EXERCISE DESCRIPTION
Quote the records exactly, starting at the first line and stopping after the line with "170, 180, 190, 200, 210]"; skip the pictures.
** start of LISTING **
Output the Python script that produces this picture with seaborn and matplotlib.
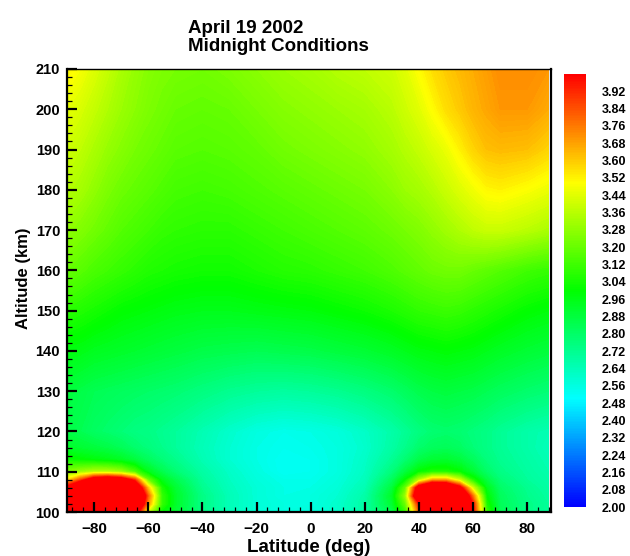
import numpy as np
import matplotlib
matplotlib.use("Agg")
import matplotlib.pyplot as plt
from matplotlib.colors import Normalize
from matplotlib.cm import ScalarMappable
from matplotlib.ticker import MultipleLocator
import seaborn as sns

# Grid nodes
latitudes = [-90, -85, -80, -75, -70, -65, -60, -55, -50, -40, -30, -20, -10, 0,
             10, 20, 30, 35, 40, 45, 50, 55, 60, 65, 70, 80, 87.75]
altitudes = [100, 102, 104, 106, 108, 110, 113, 116, 120, 130, 140, 150, 160,
             170, 180, 190, 200, 210]

# Field values along each altitude level (one entry per latitude node)
lvl_100 = [4.8, 5.0, 5.0, 5.0, 4.8, 4.2, 3.4, 3.0, 2.9, 2.74, 2.64, 2.58, 2.56, 2.57,
           2.6, 2.68, 2.85, 3.1, 3.8, 4.7, 4.8, 4.7, 4.0, 3.1, 2.84, 2.74, 2.70]
lvl_102 = [4.8, 5.0, 5.1, 5.1, 5.0, 4.6, 3.7, 3.1, 2.92, 2.74, 2.64, 2.58, 2.56, 2.56,
           2.6, 2.68, 2.9, 3.2, 3.95, 4.9, 4.9, 4.7, 3.95, 3.05, 2.83, 2.74, 2.70]
lvl_104 = [4.6, 4.9, 5.0, 5.0, 4.9, 4.7, 3.8, 3.1, 2.92, 2.74, 2.64, 2.58, 2.55, 2.56,
           2.59, 2.67, 2.92, 3.3, 4.4, 4.8, 4.8, 4.5, 3.75, 3.0, 2.82, 2.73, 2.69]
lvl_106 = [4.1, 4.5, 4.7, 4.8, 4.7, 4.4, 3.6, 3.05, 2.9, 2.72, 2.63, 2.58, 2.55, 2.55,
           2.58, 2.65, 2.88, 3.2, 4.2, 4.6, 4.5, 4.1, 3.4, 2.95, 2.8, 2.72, 2.68]
lvl_108 = [3.55, 3.85, 4.2, 4.3, 4.2, 3.9, 3.2, 2.95, 2.85, 2.70, 2.62, 2.57, 2.54, 2.54,
           2.57, 2.63, 2.82, 3.0, 3.35, 3.65, 3.65, 3.4, 3.05, 2.87, 2.77, 2.70, 2.67]
lvl_110 = [3.25, 3.30, 3.35, 3.35, 3.30, 3.15, 2.95, 2.85, 2.78, 2.68, 2.61, 2.56, 2.52, 2.53,
           2.56, 2.62, 2.76, 2.88, 3.0, 3.05, 3.05, 3.0, 2.9, 2.8, 2.74, 2.69, 2.66]
lvl_113 = [3.02, 3.0, 2.98, 2.96, 2.93, 2.88, 2.82, 2.77, 2.73, 2.65, 2.59, 2.55, 2.52, 2.53,
           2.56, 2.61, 2.71, 2.78, 2.86, 2.9, 2.91, 2.88, 2.82, 2.76, 2.72, 2.68, 2.65]
lvl_116 = [2.92, 2.90, 2.88, 2.86, 2.83, 2.79, 2.76, 2.73, 2.70, 2.64, 2.59, 2.55, 2.53, 2.54,
           2.56, 2.60, 2.68, 2.73, 2.79, 2.82, 2.83, 2.81, 2.77, 2.74, 2.71, 2.67, 2.64]
lvl_120 = [2.86, 2.84, 2.81, 2.79, 2.77, 2.75, 2.74, 2.72, 2.70, 2.65, 2.60, 2.56, 2.54, 2.55,
           2.57, 2.61, 2.67, 2.71, 2.75, 2.78, 2.79, 2.78, 2.76, 2.74, 2.71, 2.67, 2.65]
lvl_130 = [2.88, 2.86, 2.84, 2.83, 2.82, 2.81, 2.80, 2.79, 2.78, 2.75, 2.72, 2.70, 2.69, 2.70,
           2.72, 2.75, 2.79, 2.82, 2.85, 2.87, 2.88, 2.87, 2.86, 2.84, 2.82, 2.79, 2.77]
lvl_140 = [2.97, 2.96, 2.94, 2.93, 2.92, 2.91, 2.90, 2.89, 2.88, 2.86, 2.85, 2.84, 2.85, 2.86,
           2.88, 2.90, 2.93, 2.95, 2.97, 2.98, 2.99, 2.98, 2.97, 2.95, 2.93, 2.90, 2.88]
lvl_150 = [3.08, 3.06, 3.04, 3.02, 3.0, 2.99, 2.98, 2.97, 2.96, 2.95, 2.95, 2.96, 2.97, 2.98,
           3.0, 3.02, 3.05, 3.07, 3.09, 3.10, 3.11, 3.10, 3.08, 3.06, 3.04, 3.0, 2.98]
lvl_160 = [3.20, 3.17, 3.14, 3.12, 3.10, 3.08, 3.06, 3.05, 3.04, 3.03, 3.03, 3.05, 3.07, 3.08,
           3.10, 3.12, 3.15, 3.17, 3.19, 3.21, 3.22, 3.22, 3.20, 3.18, 3.16, 3.12, 3.10]
lvl_170 = [3.28, 3.25, 3.22, 3.19, 3.16, 3.14, 3.12, 3.10, 3.09, 3.08, 3.08, 3.10, 3.12, 3.14,
           3.16, 3.18, 3.21, 3.23, 3.25, 3.28, 3.31, 3.34, 3.37, 3.39, 3.39, 3.36, 3.33]
lvl_180 = [3.35, 3.32, 3.28, 3.24, 3.21, 3.19, 3.17, 3.15, 3.13, 3.12, 3.13, 3.15, 3.17, 3.19,
           3.21, 3.23, 3.27, 3.30, 3.32, 3.35, 3.39, 3.43, 3.47, 3.51, 3.52, 3.49, 3.46]
lvl_190 = [3.40, 3.37, 3.33, 3.29, 3.26, 3.23, 3.21, 3.19, 3.17, 3.16, 3.17, 3.19, 3.22, 3.24,
           3.26, 3.28, 3.32, 3.35, 3.38, 3.42, 3.46, 3.52, 3.58, 3.62, 3.63, 3.62, 3.58]
lvl_200 = [3.45, 3.42, 3.38, 3.34, 3.30, 3.27, 3.24, 3.22, 3.20, 3.19, 3.20, 3.23, 3.26, 3.28,
           3.30, 3.32, 3.36, 3.40, 3.44, 3.50, 3.56, 3.60, 3.64, 3.67, 3.70, 3.70, 3.66]
lvl_210 = [3.52, 3.48, 3.43, 3.38, 3.33, 3.29, 3.26, 3.24, 3.23, 3.22, 3.24, 3.27, 3.30, 3.32,
           3.35, 3.37, 3.40, 3.44, 3.50, 3.56, 3.60, 3.63, 3.66, 3.69, 3.72, 3.72, 3.70]

levels_rows = [lvl_100, lvl_102, lvl_104, lvl_106, lvl_108, lvl_110, lvl_113, lvl_116,
               lvl_120, lvl_130, lvl_140, lvl_150, lvl_160, lvl_170, lvl_180, lvl_190,
               lvl_200, lvl_210]

# Colour scale
scale_min, scale_max = 2.00, 4.00
scale_ticks = [2.00, 2.08, 2.16, 2.24, 2.32, 2.40, 2.48, 2.56, 2.64, 2.72, 2.80, 2.88,
               2.96, 3.04, 3.12, 3.20, 3.28, 3.36, 3.44, 3.52, 3.60, 3.68, 3.76, 3.84, 3.92]

title_lines = ["April 19 2002", "Midnight Conditions"]

sns.set_style("white")
plt.rcParams["font.family"] = ["Liberation Sans", "DejaVu Sans"]
plt.rcParams["font.weight"] = "bold"
plt.rcParams["text.color"] = "black"
plt.rcParams["axes.labelcolor"] = "black"
plt.rcParams["xtick.color"] = "black"
plt.rcParams["ytick.color"] = "black"

cmap = sns.blend_palette(["#0000ff", "#00ffff", "#00ff00", "#ffff00", "#ff0000"],
                         as_cmap=True)

fig = plt.figure(figsize=(6.30, 5.56), dpi=100)
ax = fig.add_axes([67 / 630, 1 - 512 / 556, 484 / 630, 443 / 556])
cax = fig.add_axes([564 / 630, 1 - 507 / 556, 22 / 630, 433 / 556])

field = np.array(levels_rows)
lat_grid, alt_grid = np.meshgrid(latitudes, altitudes)
fill_levels = np.linspace(scale_min, scale_max, 201)
ax.contourf(lat_grid, alt_grid, field, levels=fill_levels, cmap=cmap,
            extend="both", antialiased=False, zorder=1)

ax.set_axisbelow(False)
ax.set_xlim(-90, 88.75)
ax.set_ylim(100, 210)
ax.set_facecolor("white")

ax.xaxis.set_major_locator(MultipleLocator(20))
ax.xaxis.set_minor_locator(MultipleLocator(4))
ax.yaxis.set_major_locator(MultipleLocator(10))
ax.yaxis.set_minor_locator(MultipleLocator(2))
ax.tick_params(axis="both", which="major", direction="in", length=7, width=1.6,
               color="black", labelcolor="black", bottom=True, left=True,
               top=False, right=False)
ax.tick_params(axis="both", which="minor", direction="in", length=3.5, width=0.9,
               color="black", bottom=True, left=True, top=False, right=False)
ax.tick_params(axis="x", which="major", labelsize=11, pad=7)
ax.tick_params(axis="y", which="major", labelsize=10.5, pad=5)
for lab in ax.get_xticklabels() + ax.get_yticklabels():
    lab.set_fontweight("bold")

for side in ["left", "bottom", "top", "right"]:
    ax.spines[side].set_visible(True)
    ax.spines[side].set_color("black")
    ax.spines[side].set_linewidth(1.6)
    ax.spines[side].set_zorder(3)
ax.spines["top"].set_linewidth(1.0)

ax.set_xlabel("Latitude (deg)", fontsize=13.5, fontweight="bold", color="black")
ax.set_ylabel("Altitude (km)", fontsize=12, fontweight="bold", color="black")
ax.yaxis.set_label_coords(-0.075, 0.528)
ax.xaxis.set_label_coords(0.5, -0.06)

sm = ScalarMappable(norm=Normalize(scale_min, scale_max), cmap=cmap)
cb = fig.colorbar(sm, cax=cax)
cb.outline.set_visible(False)
cb.set_ticks(scale_ticks)
cb.set_ticklabels([f"{t:.2f}" for t in scale_ticks])
cax.tick_params(length=0, labelsize=9, pad=11, labelcolor="black")
for lab in cax.get_yticklabels():
    lab.set_fontweight("bold")

fig.text(188 / 630, 1 - 20 / 556, "\n".join(title_lines), ha="left", va="top",
         fontsize=13.5, fontweight="bold", linespacing=1.05, color="black")

fig.savefig("out.png", dpi=100)
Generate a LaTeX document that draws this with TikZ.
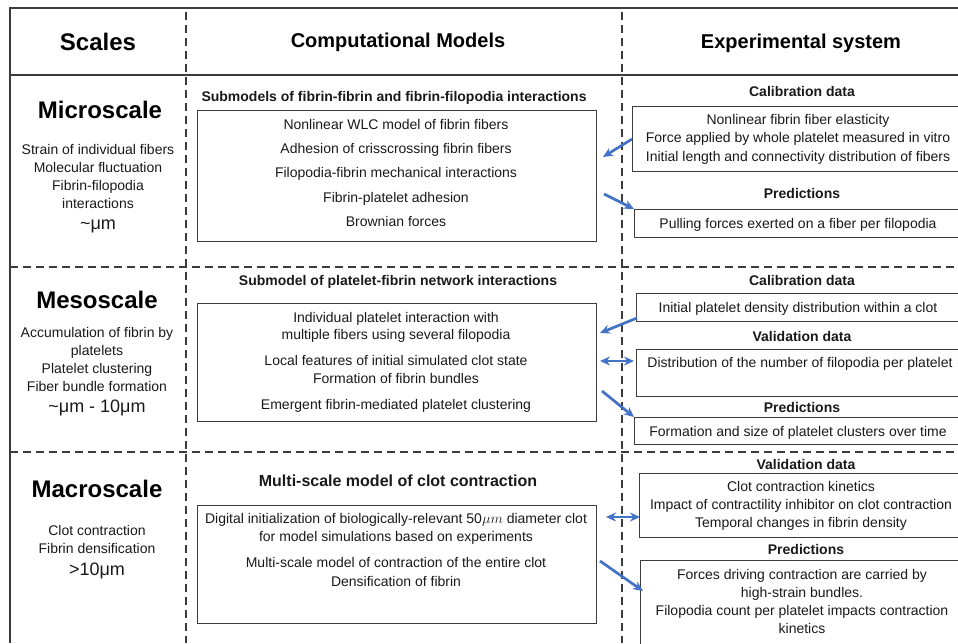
** end of LISTING **
TASK RESULT
Output the Python script that produces this picture with seaborn and matplotlib.
import numpy as np
import matplotlib
matplotlib.use("Agg")
import matplotlib.pyplot as plt
from matplotlib.colors import Normalize
from matplotlib.cm import ScalarMappable
from matplotlib.ticker import MultipleLocator
import seaborn as sns

# Grid nodes
latitudes = [-90, -85, -80, -75, -70, -65, -60, -55, -50, -40, -30, -20, -10, 0,
             10, 20, 30, 35, 40, 45, 50, 55, 60, 65, 70, 80, 87.75]
altitudes = [100, 102, 104, 106, 108, 110, 113, 116, 120, 130, 140, 150, 160,
             170, 180, 190, 200, 210]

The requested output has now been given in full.